__Exercise requirements__.
Starting at the first line of the listing below, repeat each line up to and including the one containing "fig.add_artist(Line2D([8 / W, 1], [1". Leave out pictures.

__Dataset extract__.
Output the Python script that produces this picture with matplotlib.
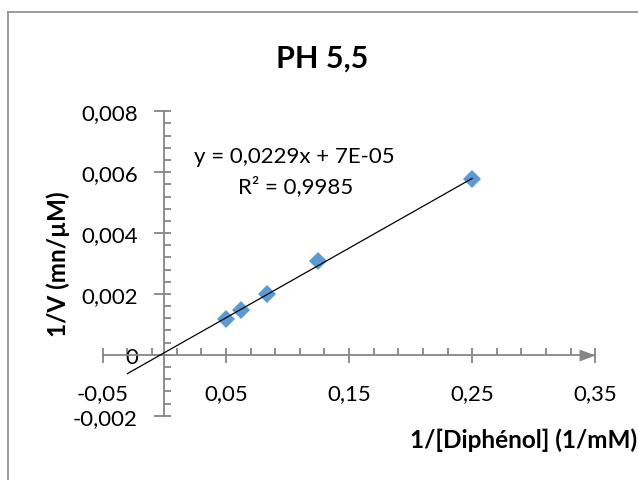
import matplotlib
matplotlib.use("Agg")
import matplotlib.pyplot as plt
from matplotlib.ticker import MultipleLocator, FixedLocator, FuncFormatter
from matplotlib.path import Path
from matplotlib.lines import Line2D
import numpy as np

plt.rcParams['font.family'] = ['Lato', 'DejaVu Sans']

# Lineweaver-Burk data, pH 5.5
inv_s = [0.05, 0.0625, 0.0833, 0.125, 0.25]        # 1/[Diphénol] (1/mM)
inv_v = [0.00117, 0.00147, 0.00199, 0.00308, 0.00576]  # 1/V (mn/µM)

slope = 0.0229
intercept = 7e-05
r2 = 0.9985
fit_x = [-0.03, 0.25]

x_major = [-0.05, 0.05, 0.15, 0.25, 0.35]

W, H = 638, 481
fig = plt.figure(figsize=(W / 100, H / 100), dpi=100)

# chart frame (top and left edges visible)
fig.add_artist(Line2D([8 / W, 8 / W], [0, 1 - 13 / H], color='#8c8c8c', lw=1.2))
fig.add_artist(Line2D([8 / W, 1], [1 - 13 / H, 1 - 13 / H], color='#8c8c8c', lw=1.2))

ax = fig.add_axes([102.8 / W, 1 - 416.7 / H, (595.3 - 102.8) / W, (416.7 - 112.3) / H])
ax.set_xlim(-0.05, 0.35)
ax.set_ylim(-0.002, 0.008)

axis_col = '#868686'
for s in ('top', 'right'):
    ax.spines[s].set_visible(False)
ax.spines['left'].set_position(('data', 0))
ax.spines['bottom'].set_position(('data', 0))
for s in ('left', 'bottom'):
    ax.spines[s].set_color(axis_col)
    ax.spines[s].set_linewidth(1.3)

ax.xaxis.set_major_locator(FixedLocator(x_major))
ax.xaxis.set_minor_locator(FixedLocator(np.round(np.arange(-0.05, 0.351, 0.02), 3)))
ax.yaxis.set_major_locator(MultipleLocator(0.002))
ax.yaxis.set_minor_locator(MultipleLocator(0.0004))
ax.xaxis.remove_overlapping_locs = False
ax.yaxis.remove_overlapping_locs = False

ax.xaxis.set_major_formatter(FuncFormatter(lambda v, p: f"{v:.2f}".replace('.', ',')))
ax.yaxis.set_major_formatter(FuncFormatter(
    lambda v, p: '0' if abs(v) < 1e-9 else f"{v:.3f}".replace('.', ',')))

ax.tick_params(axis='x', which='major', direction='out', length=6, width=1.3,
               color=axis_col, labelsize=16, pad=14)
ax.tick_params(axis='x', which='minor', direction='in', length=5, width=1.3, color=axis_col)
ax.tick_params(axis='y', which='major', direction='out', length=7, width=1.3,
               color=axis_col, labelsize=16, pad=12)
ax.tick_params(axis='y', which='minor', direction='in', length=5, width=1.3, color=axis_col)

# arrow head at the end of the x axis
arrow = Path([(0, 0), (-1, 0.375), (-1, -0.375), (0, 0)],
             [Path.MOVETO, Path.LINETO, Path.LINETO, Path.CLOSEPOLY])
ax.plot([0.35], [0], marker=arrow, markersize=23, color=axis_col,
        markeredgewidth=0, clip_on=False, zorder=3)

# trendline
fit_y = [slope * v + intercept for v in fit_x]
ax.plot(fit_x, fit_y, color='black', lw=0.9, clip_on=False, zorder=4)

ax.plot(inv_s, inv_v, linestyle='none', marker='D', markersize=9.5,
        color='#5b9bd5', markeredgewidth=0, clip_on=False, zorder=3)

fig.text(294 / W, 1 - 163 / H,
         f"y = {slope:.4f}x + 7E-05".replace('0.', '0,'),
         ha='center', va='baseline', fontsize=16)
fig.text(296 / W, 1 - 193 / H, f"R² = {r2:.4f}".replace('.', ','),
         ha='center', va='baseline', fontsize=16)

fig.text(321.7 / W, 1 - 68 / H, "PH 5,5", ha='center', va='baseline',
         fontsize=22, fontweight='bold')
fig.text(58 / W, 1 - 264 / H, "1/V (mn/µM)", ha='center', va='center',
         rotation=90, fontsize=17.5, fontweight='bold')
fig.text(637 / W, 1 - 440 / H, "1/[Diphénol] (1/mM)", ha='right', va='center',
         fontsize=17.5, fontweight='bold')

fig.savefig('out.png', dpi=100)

__Final result__.
Output the Python script that produces this picture with matplotlib.
import matplotlib
matplotlib.use("Agg")
import matplotlib.pyplot as plt
from matplotlib.ticker import MultipleLocator, FixedLocator, FuncFormatter
from matplotlib.path import Path
from matplotlib.lines import Line2D
import numpy as np

plt.rcParams['font.family'] = ['Lato', 'DejaVu Sans']

# Lineweaver-Burk data, pH 5.5
inv_s = [0.05, 0.0625, 0.0833, 0.125, 0.25]        # 1/[Diphénol] (1/mM)
inv_v = [0.00117, 0.00147, 0.00199, 0.00308, 0.00576]  # 1/V (mn/µM)

slope = 0.0229
intercept = 7e-05
r2 = 0.9985
fit_x = [-0.03, 0.25]

x_major = [-0.05, 0.05, 0.15, 0.25, 0.35]

W, H = 638, 481
fig = plt.figure(figsize=(W / 100, H / 100), dpi=100)

# chart frame (top and left edges visible)
fig.add_artist(Line2D([8 / W, 8 / W], [0, 1 - 13 / H], color='#8c8c8c', lw=1.2))
fig.add_artist(Line2D([8 / W, 1], [1 - 13 / H, 1 - 13 / H], color='#8c8c8c', lw=1.2))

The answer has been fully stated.